Establishment of physical environment in solid state fermentation for the production of glucoamylase using Box-Behnken design

Abstract

Aims: Glucoamylase is an industrially important enzyme and is second to the proteases in worldwide distribution and sales among industrial enzymes. The aim of this study was to maximize its production from a GRAS strain Aspergillus oryzae IIB-6 using cheap medium by solid state fermentation. Methodology and results: Different carbon and nitrogen sources were evaluated as an additional supplement to wheat bran. The response surface methodology (RSM) was employed for optimization of most important physical parameters viz., pH, temperature and inoculum density as their monitoring is very difficult because of the solid nature of the substrate.
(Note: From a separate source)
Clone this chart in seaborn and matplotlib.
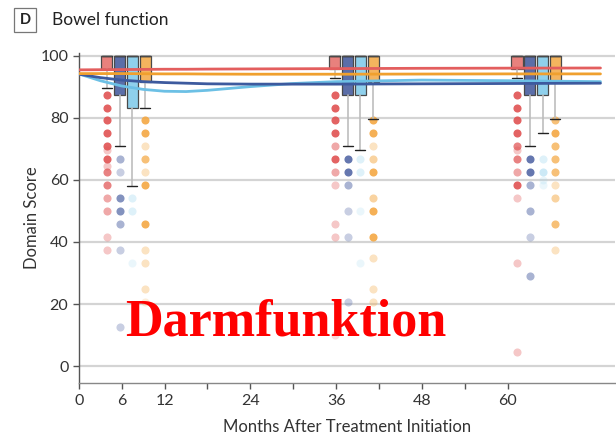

Box-Behnken factorial design based on three levels and three variables was employed to obtain optimal combination of three independent variables. Maltose and peptone were found to be the best additional carbon and nitrogen sources. The optimal conditions for pH, temperature and inoculum size were 5.29, 36.2 °C and 17.7% (v/w), respectively as prescribed by second-order polynomial quadratic model. Under optimized conditions, the experimental value of enzyme activity was 7750.02 U/gds, which is very close to 7713.04 U/gds predicted by the model. R 2 was 99.99% which indicates a good agreement between experimental and predicted values. Conclusion, significance and impact of study: The analysis of variance showed that p-values of the coefficients for linear effects and square effects of all the variables were <0.0001, suggesting these variables are highly significant for the enzyme production. Overall 23.01% increase in enzyme production was achieved by RSM optimization which can be proposed for food and pharmaceutical industries.